START Source data

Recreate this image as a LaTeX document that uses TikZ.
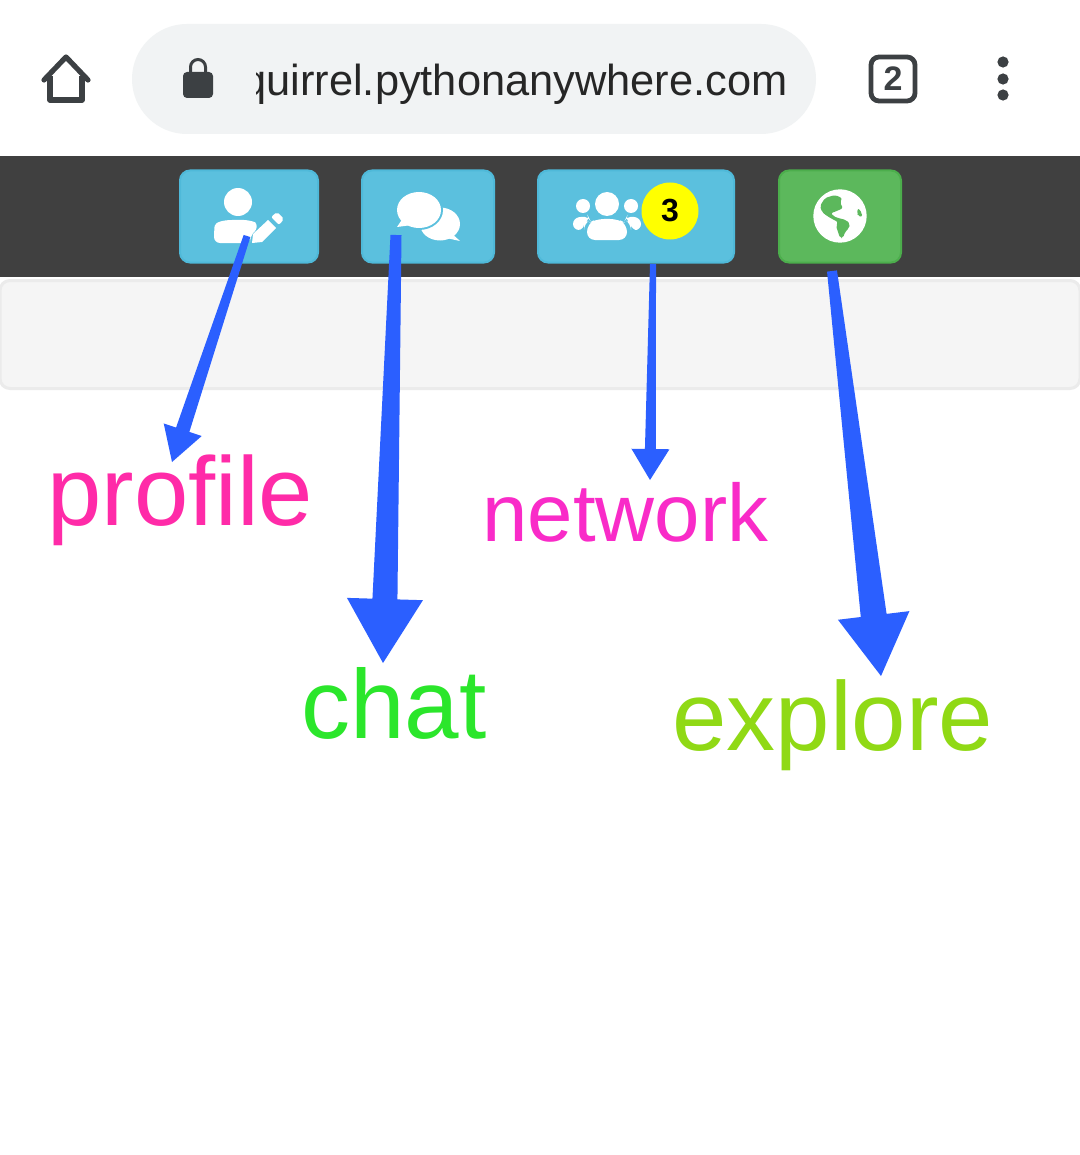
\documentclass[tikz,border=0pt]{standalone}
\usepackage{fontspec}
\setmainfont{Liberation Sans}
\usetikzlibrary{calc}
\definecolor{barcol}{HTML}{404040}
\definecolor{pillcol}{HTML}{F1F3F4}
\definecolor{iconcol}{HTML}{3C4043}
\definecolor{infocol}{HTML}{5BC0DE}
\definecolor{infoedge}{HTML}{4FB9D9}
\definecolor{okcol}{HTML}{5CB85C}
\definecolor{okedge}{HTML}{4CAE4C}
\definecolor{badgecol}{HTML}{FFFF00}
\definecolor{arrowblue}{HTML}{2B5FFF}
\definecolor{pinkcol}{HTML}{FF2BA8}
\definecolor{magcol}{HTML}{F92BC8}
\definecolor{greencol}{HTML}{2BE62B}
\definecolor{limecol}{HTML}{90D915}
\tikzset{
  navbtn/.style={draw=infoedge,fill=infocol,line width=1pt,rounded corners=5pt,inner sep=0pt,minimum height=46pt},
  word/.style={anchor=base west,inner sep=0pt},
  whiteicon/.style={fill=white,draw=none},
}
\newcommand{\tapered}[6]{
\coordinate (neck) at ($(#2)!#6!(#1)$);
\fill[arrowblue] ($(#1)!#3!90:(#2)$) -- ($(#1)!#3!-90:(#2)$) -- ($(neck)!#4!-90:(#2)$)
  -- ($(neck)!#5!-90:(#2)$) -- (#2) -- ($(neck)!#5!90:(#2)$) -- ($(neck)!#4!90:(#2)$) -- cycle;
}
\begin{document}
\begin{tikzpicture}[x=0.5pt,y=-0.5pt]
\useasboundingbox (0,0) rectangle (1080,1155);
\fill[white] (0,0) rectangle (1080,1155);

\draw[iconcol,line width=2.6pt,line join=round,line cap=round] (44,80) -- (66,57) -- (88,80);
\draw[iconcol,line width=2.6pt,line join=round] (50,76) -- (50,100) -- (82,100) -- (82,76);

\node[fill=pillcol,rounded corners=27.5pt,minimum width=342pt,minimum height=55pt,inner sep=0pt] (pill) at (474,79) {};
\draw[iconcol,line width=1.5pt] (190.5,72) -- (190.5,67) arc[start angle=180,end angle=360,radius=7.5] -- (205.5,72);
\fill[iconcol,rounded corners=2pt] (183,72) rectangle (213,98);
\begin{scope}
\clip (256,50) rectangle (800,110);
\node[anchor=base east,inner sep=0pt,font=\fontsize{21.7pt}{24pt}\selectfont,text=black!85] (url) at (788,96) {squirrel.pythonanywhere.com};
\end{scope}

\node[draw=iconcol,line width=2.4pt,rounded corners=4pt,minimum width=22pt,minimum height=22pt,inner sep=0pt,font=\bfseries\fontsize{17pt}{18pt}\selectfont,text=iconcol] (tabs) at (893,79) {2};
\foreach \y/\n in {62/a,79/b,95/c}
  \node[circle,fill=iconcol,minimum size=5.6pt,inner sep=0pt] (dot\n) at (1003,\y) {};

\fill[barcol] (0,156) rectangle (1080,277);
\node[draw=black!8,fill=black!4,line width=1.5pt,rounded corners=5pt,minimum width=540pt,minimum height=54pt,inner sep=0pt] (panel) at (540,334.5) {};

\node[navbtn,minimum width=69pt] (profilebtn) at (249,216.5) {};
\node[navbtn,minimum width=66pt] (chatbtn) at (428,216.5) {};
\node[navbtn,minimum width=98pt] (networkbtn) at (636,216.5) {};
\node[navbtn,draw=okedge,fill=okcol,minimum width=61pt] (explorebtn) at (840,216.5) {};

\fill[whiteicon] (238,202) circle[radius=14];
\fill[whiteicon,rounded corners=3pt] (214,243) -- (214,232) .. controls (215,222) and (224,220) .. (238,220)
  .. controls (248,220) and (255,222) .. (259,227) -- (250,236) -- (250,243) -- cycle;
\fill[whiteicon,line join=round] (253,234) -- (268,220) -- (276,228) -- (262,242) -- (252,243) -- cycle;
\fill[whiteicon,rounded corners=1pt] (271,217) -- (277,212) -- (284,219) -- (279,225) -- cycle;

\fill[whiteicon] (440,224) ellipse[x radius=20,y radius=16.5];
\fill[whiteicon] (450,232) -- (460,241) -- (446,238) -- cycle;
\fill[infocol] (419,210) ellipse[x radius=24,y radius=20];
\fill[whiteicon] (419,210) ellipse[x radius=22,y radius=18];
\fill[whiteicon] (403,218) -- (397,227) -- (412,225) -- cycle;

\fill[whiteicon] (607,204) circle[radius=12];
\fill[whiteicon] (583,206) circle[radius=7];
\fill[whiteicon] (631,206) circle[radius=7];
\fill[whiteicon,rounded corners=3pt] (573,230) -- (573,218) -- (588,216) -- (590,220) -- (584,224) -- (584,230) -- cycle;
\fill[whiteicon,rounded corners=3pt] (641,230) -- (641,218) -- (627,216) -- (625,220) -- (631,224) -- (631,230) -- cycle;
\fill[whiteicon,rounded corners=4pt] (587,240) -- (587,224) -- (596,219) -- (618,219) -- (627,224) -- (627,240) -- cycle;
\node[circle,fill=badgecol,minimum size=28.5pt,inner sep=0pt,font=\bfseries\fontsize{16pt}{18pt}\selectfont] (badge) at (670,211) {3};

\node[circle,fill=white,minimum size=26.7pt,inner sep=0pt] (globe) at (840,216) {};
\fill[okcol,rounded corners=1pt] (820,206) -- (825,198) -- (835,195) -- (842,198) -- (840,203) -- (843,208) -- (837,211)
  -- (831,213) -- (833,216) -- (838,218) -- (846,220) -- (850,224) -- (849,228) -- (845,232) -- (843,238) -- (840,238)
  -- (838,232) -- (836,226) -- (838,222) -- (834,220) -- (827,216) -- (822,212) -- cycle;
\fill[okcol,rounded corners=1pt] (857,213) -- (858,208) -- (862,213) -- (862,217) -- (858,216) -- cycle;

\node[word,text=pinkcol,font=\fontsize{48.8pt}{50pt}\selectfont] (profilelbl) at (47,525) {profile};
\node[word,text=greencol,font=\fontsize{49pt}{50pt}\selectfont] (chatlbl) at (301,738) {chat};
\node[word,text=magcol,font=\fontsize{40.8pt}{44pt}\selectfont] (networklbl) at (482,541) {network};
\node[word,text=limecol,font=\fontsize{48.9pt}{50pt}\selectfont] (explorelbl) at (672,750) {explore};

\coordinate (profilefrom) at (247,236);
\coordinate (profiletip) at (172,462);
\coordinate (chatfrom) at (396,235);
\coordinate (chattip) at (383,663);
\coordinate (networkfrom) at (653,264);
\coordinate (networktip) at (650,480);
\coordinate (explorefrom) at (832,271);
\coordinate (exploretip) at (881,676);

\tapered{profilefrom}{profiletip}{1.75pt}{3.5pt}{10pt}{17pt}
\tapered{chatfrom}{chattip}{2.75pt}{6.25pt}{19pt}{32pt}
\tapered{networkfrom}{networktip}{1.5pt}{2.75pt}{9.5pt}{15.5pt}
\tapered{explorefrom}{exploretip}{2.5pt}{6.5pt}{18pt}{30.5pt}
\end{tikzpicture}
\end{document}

END Source data

**Task to carry out:**
Restate only the lines running from the start of the material above through the line containing "(82,100) -- (82,76);", ends included. No pictures.

**Result:**
Recreate this image as a LaTeX document that uses TikZ.
\documentclass[tikz,border=0pt]{standalone}
\usepackage{fontspec}
\setmainfont{Liberation Sans}
\usetikzlibrary{calc}
\definecolor{barcol}{HTML}{404040}
\definecolor{pillcol}{HTML}{F1F3F4}
\definecolor{iconcol}{HTML}{3C4043}
\definecolor{infocol}{HTML}{5BC0DE}
\definecolor{infoedge}{HTML}{4FB9D9}
\definecolor{okcol}{HTML}{5CB85C}
\definecolor{okedge}{HTML}{4CAE4C}
\definecolor{badgecol}{HTML}{FFFF00}
\definecolor{arrowblue}{HTML}{2B5FFF}
\definecolor{pinkcol}{HTML}{FF2BA8}
\definecolor{magcol}{HTML}{F92BC8}
\definecolor{greencol}{HTML}{2BE62B}
\definecolor{limecol}{HTML}{90D915}
\tikzset{
  navbtn/.style={draw=infoedge,fill=infocol,line width=1pt,rounded corners=5pt,inner sep=0pt,minimum height=46pt},
  word/.style={anchor=base west,inner sep=0pt},
  whiteicon/.style={fill=white,draw=none},
}
\newcommand{\tapered}[6]{
\coordinate (neck) at ($(#2)!#6!(#1)$);
\fill[arrowblue] ($(#1)!#3!90:(#2)$) -- ($(#1)!#3!-90:(#2)$) -- ($(neck)!#4!-90:(#2)$)
  -- ($(neck)!#5!-90:(#2)$) -- (#2) -- ($(neck)!#5!90:(#2)$) -- ($(neck)!#4!90:(#2)$) -- cycle;
}
\begin{document}
\begin{tikzpicture}[x=0.5pt,y=-0.5pt]
\useasboundingbox (0,0) rectangle (1080,1155);
\fill[white] (0,0) rectangle (1080,1155);

\draw[iconcol,line width=2.6pt,line join=round,line cap=round] (44,80) -- (66,57) -- (88,80);
\draw[iconcol,line width=2.6pt,line join=round] (50,76) -- (50,100) -- (82,100) -- (82,76);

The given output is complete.